Ce sixième sens, porté par l’amour, leur a plusieurs fois sauvé la vie.
Marie Lise Labonté, écrivaine
Cela se passait en novembre 1995. À l’époque mon mari était encore en vie, il était en voyage. J’étais seule dans notre maison, en République dominicaine, je venais de me coucher et j’ai senti une présence dans ma chambre et en même temps, une douleur aiguë au pancréas. C’est arrivé deux ou trois fois de suite. Mentalement j’accueillais à la fois la présence et cette douleur, qui me prouvait aussi que je n’hallucinais pas. Lorsque mon mari revint de voyage, il sentit également une présence dans la maison, à tel point qu’il me demanda si je n’avais pas eu une relation avec quelqu’un d’autre en son absence. Cela nous fit rire, mais nous restions intrigués.

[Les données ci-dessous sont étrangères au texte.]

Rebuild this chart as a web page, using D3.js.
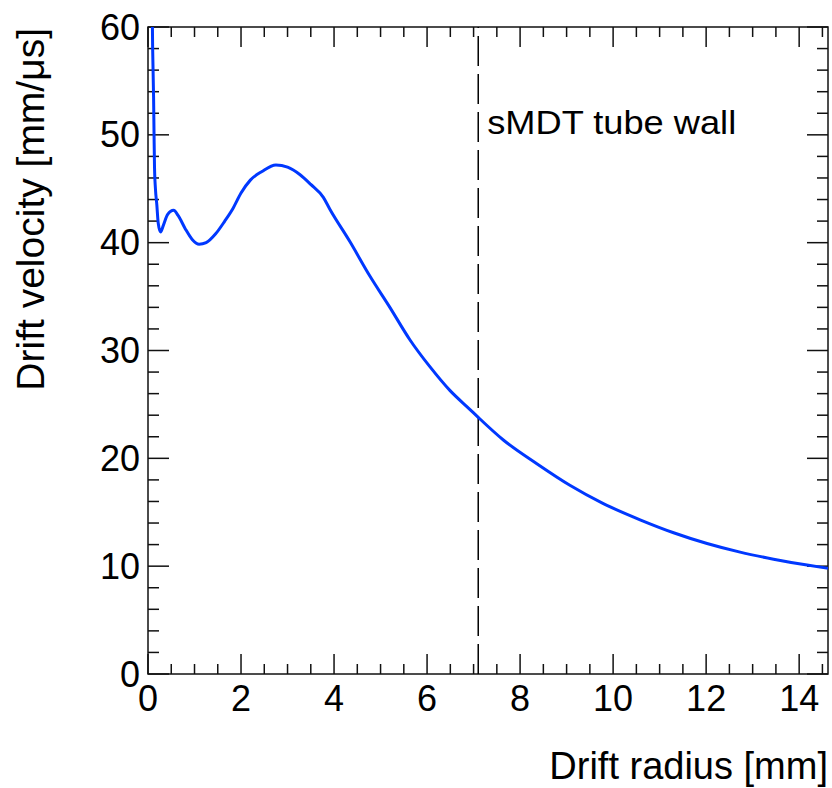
<!DOCTYPE html>
<html>
<head>
<meta charset="utf-8">
<script src="https://cdn.jsdelivr.net/npm/d3@7"></script>
<style>
  html, body { margin: 0; padding: 0; background: #fff; }
  svg { display: block; }
  text { font-family: "Liberation Sans", Arial, Helvetica, sans-serif; fill: #000; }
</style>
</head>
<body>
<svg id="chart" width="832" height="788"></svg>
<script>
// Drift radius [mm]
const radius = [0.08, 0.10, 0.12, 0.13, 0.14, 0.16, 0.19, 0.22, 0.27, 0.33, 0.42, 0.55, 0.65, 0.80, 0.95,
  1.10, 1.25, 1.45, 1.65, 1.83, 2.00, 2.20, 2.45, 2.75, 3.00, 3.27, 3.50, 3.77, 3.91, 4.34, 4.77, 5.20,
  5.63, 6.06, 6.49, 6.93, 7.10, 7.64, 8.36, 9.07, 9.79, 10.58, 11.30, 12.02, 12.73, 13.45, 14.17, 14.62];
// Drift velocity [mm/us]
const velocity = [66.0, 58.0, 53.5, 50.0, 47.0, 45.0, 43.5, 41.8, 41.0, 41.6, 42.6, 43.0, 42.5, 41.3, 40.3,
  39.85, 40.0, 40.8, 42.0, 43.2, 44.6, 45.8, 46.6, 47.2, 47.0, 46.3, 45.4, 44.2, 43.1, 40.1, 36.9, 34.0,
  31.0, 28.5, 26.3, 24.5, 23.8, 21.7, 19.5, 17.5, 15.8, 14.3, 13.1, 12.1, 11.3, 10.65, 10.1, 9.8];

const xDomain = [0, 14.62];
const yDomain = [0, 60];
const xMajorTicks = [0, 2, 4, 6, 8, 10, 12, 14];
const yMajorTicks = [0, 10, 20, 30, 40, 50, 60];
const tubeWall = 7.1;
const tubeWallLabel = "sMDT tube wall";
const xTitle = "Drift radius [mm]";
const yTitle = "Drift velocity [mm/\u03BCs]";

const plot = { left: 148, right: 828, top: 27, bottom: 674 };
const svg = d3.select("#chart");

const x = d3.scaleLinear().domain(xDomain).range([plot.left, plot.right]);
const y = d3.scaleLinear().domain(yDomain).range([plot.bottom, plot.top]);

const xMinor = d3.range(0, xDomain[1] + 1e-9, 0.5).filter(v => !xMajorTicks.includes(v));
const yMinor = d3.range(0, yDomain[1] + 1e-9, 2).filter(v => !yMajorTicks.includes(v));

// clip region for the curve
svg.append("defs").append("clipPath").attr("id", "plotClip")
  .append("rect")
  .attr("x", plot.left).attr("y", plot.top)
  .attr("width", plot.right - plot.left).attr("height", plot.bottom - plot.top);

// ticks on all four sides
const tickG = svg.append("g").attr("stroke", "#111").attr("stroke-width", 1.5);
function vTicks(vals, len, yBase, dir) {
  tickG.selectAll(null).data(vals).join("line")
    .attr("x1", d => x(d)).attr("x2", d => x(d))
    .attr("y1", yBase).attr("y2", yBase + dir * len);
}
function hTicks(vals, len, xBase, dir) {
  tickG.selectAll(null).data(vals).join("line")
    .attr("y1", d => y(d)).attr("y2", d => y(d))
    .attr("x1", xBase).attr("x2", xBase + dir * len);
}
vTicks(xMajorTicks, 20, plot.bottom, -1);
vTicks(xMinor, 10, plot.bottom, -1);
vTicks(xMajorTicks, 20, plot.top, 1);
vTicks(xMinor, 10, plot.top, 1);
hTicks(yMajorTicks, 21, plot.left, 1);
hTicks(yMinor, 11, plot.left, 1);
hTicks(yMajorTicks, 21, plot.right, -1);
hTicks(yMinor, 11, plot.right, -1);

// frame
svg.append("rect")
  .attr("x", plot.left).attr("y", plot.top)
  .attr("width", plot.right - plot.left).attr("height", plot.bottom - plot.top)
  .attr("fill", "none").attr("stroke", "#111").attr("stroke-width", 1.5);

// tick labels
svg.append("g").selectAll("text").data(xMajorTicks).join("text")
  .attr("x", d => x(d)).attr("y", plot.bottom + 37)
  .attr("text-anchor", "middle").attr("font-size", 36)
  .text(d => d);
svg.append("g").selectAll("text").data(yMajorTicks).join("text")
  .attr("x", plot.left - 8).attr("y", d => y(d) + 12.5)
  .attr("text-anchor", "end").attr("font-size", 36)
  .text(d => d);

// axis titles
svg.append("text")
  .attr("x", plot.right).attr("y", 779)
  .attr("text-anchor", "end").attr("font-size", 38)
  .text(xTitle);
svg.append("text")
  .attr("transform", `translate(44, ${plot.top + 1}) rotate(-90)`)
  .attr("text-anchor", "end").attr("font-size", 39)
  .text(yTitle);

// tube wall marker
svg.append("line")
  .attr("x1", x(tubeWall)).attr("x2", x(tubeWall))
  .attr("y1", plot.bottom).attr("y2", plot.top)
  .attr("stroke", "#000").attr("stroke-width", 1.5)
  .attr("stroke-dasharray", "30,8");
svg.append("text")
  .attr("x", x(tubeWall) + 9).attr("y", 134)
  .attr("font-size", 33)
  .attr("textLength", 249)
  .attr("lengthAdjust", "spacingAndGlyphs")
  .text(tubeWallLabel);

// velocity curve
const pts = radius.map((r, i) => [r, velocity[i]]);
const line = d3.line().x(d => x(d[0])).y(d => y(d[1])).curve(d3.curveMonotoneX);
svg.append("path")
  .datum(pts)
  .attr("clip-path", "url(#plotClip)")
  .attr("d", line)
  .attr("fill", "none")
  .attr("stroke", "#0038ff")
  .attr("stroke-width", 3);
</script>
</body>
</html>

Quelque temps plus tard, en décembre, une amie avec laquelle j’étais assez intime me parle d’un homme d’affaires, très connu au Texas, qui a complètement changé de vie et est en train d’écrire un livre. «
Il faut absolument que tu le rencontres », insiste-t-elle, évoquant entre nous une ressemblance énergétique. Au fil de nos conversations, d’une semaine à l’autre, elle ne cesse de le répéter. Je finis par lui demander des précisions : «
Il s’est guéri par un travail spirituel, me dit-elle,
il avait un cancer du pancréas. » Avant Noël, j’appelle donc Timothy au Texas depuis le Canada. Il décide de venir me voir en janvier en République dominicaine, et de passer une semaine avec mon mari et moi pour nous présenter le livre qu’il est en train d’écrire. C’est moi qui vais le chercher à l’aéroport. Il a des cheveux longs et blancs, il est d’un certain âge. Entre nous, c’est une reconnaissance, immédiate, une connexion d’âmes. Nous nous retrouvons tous les deux, pleurant dans le hall d’arrivée, alors que nous ne nous connaissons pas, ce qui est tout de même incongru ! Lorsque nous entamons la discussion, la ressemblance que nous ressentions au niveau profond se confirme. Nous nous rendons compte que les synchronicités de nos vies sont incroyables : nous avons guéri tous les deux d’une maladie auto-immune et nous avons un cheminement spirituel fondé sur notre expérience, au-delà de toute croyance sectaire ou religieuse. Tout se passe comme si, dans la voiture qui nous ramène à la maison, son taux vibratoire et le mien s’élevaient, jusqu’à créer une atmosphère d’une intensité extraordinaire. Mon mari a ressenti cela dès qu’il l’a vu et nous sommes devenus amis tous les trois. Nous sommes partis travailler ensemble en Europe, où je faisais une tournée, et tous les proches que nous rencontrions l’adoptaient, comme s’il avait toujours fait partie de la même famille spirituelle. J’ai avec cet homme une relation très forte, qui dure jusqu’à aujourd’hui.